The Constitution of India, ladies and gentlemen, has been stolen. It was stolen perhaps right from the very moment it was adopted, but being the all-encompassing document that it is, it has been stolen again. It was stolen on the 13th of May 2008 by the Cabinet of the Government of Goa, speaking through the Chief Minister and the Minister for Panchayats when they indicated that “If the rules and procedures are followed, the panchayats have no right to revoke the license” of mega-housing and other development projects.
Ever since the embarrassing statement by these members of the Cabinet displayed their commitment to themselves rather than to the people, much has been written about the response of the Government. I would however, like to suggest that while the position that the Cabinet has taken is appalling, it is certainly not out of character for the elected governments of the Union of India.

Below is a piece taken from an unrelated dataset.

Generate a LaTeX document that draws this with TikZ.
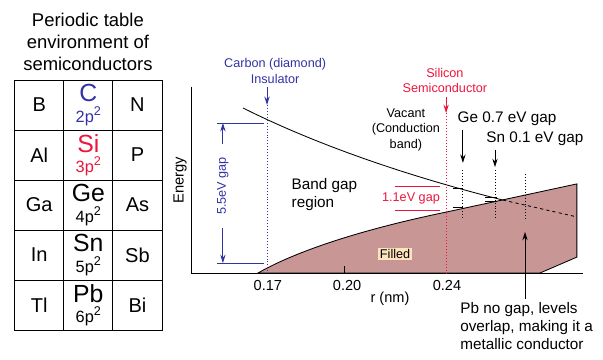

A primary characteristic that has marked these governments has been that of Constitutional theft.
The term Constitutional theft was introduced to us by the eminent jurist Upendra Baxi at a conference held on the positions taken by the Supreme Court in the course of the 1990s. Briefly put, Constitutional theft is the taking away of the promise of the Constitution by dominant groups and arms of the State. Now envision this situation, we have a Constitution that in its Preamble quite clearly indicates that it is “WE, THE PEOPLE OF INDIA” who “ENACT AND GIVE TO OURSELVES THIS CONSTITUTION”. The sovereignty of the State of India flows therefore from this grand collective of single individuals who constituted a document of hope. The Constitution also contained a vision for the realization of this sovereignty through the establishment of what that old man who we have all forgotten called ‘Gram Swaraj’. This vision was however aborted in the first act of constitutional theft when it was replaced with something called the Westminster model of democracy. Some attempt was made to remedy this situation through the insertion of the 73rd and 74th amendments. The wrangling between political elites in the Centre and at the States however, resulted in a further degradation of the vision for a grass-roots realization of democracy. Rather that recognize the Gram Panchayats as constitutional bodies, equal in stature to the Centre or the State, the political compromise reached to allow these two amendments saw the creation of bodies that are effectively puppets of the State. Any powers that the Panchayats may have are in fact powers that the State has deigned to give away to the Panchayats (Art. 243 G). The Panchayats effectively become therefore, creations of the State beholden unto the State for their very existence. True the Constitution has also provided for the Constitution of a Finance Commission that will ensure that Panchayats have adequate funds to meet the costs of fulfilling their governmental role, true that there is Constitutional provision for a District Planning Committee that will integrate the planning development plans for entire districts. Yet this grand framework still struggles to find root in Indian soil because of the fundamental fact that I would call an act of Constitutional theft. That fact is the failure for the Panchayat to find an independent (though not autonomous) position within the 73rd and 74th amendments.
It is because of this history of Constitutional theft that our Cabinet can be so brazen. They can be so brazen because they know they have a point. And yet, as I have sought to point out in an earlier column, the revolution that is on in Goa is not one that is based on legality, for legality has clearly failed us, it is one based on legitimacy. What we are witnessing in Goa through the drama unfolding in one Gram Sabha after another, is the only action that will right the Constitutional wrong that has been done to the people of India. The actions of local people demanding that they must necessarily have a say in the manner in which their local environment is altered. These actions are not mere legal actions, these are sovereign actions, that demand that the law be re-altered to recognize the centrality of the citizen to the process of both planning and development.
Mr. Azgaokar is concerned that “If projects are closed down forcefully, there would be no development in Goa.” Azgaokar is using an old and much abused argument, but it doesn’t hold anymore. The argument was wielded effectively in the 80’s and the 90’s when the voices against central and state development for elites was being opposed by a smaller groups. Today, it is entire villages that are standing up to this resumption of their lands for the creation of private paradises for rootless speculators. The people seem to be articulating their vision of development Mr. Azgaokar, it is one where the Quality of Life takes precedence over the generation of resources for a few. The problem is that the powers that be don’t seem to be heeding the growing signs of trouble, preferring to keep sustaining the status quo rather than realizing that the time has come for the status quo to bow out, and herald a new era of governance.
If the rest of India cares to take a leaf from out of our book, these are the actions that will see the need to recognize the Panchayat not as deriving powers from the State, but as holding powers in its own right, because the people that constitute it are sovereign. These are actions that at the end demand that the Constitution itself be brought back to the promise that it was removed from.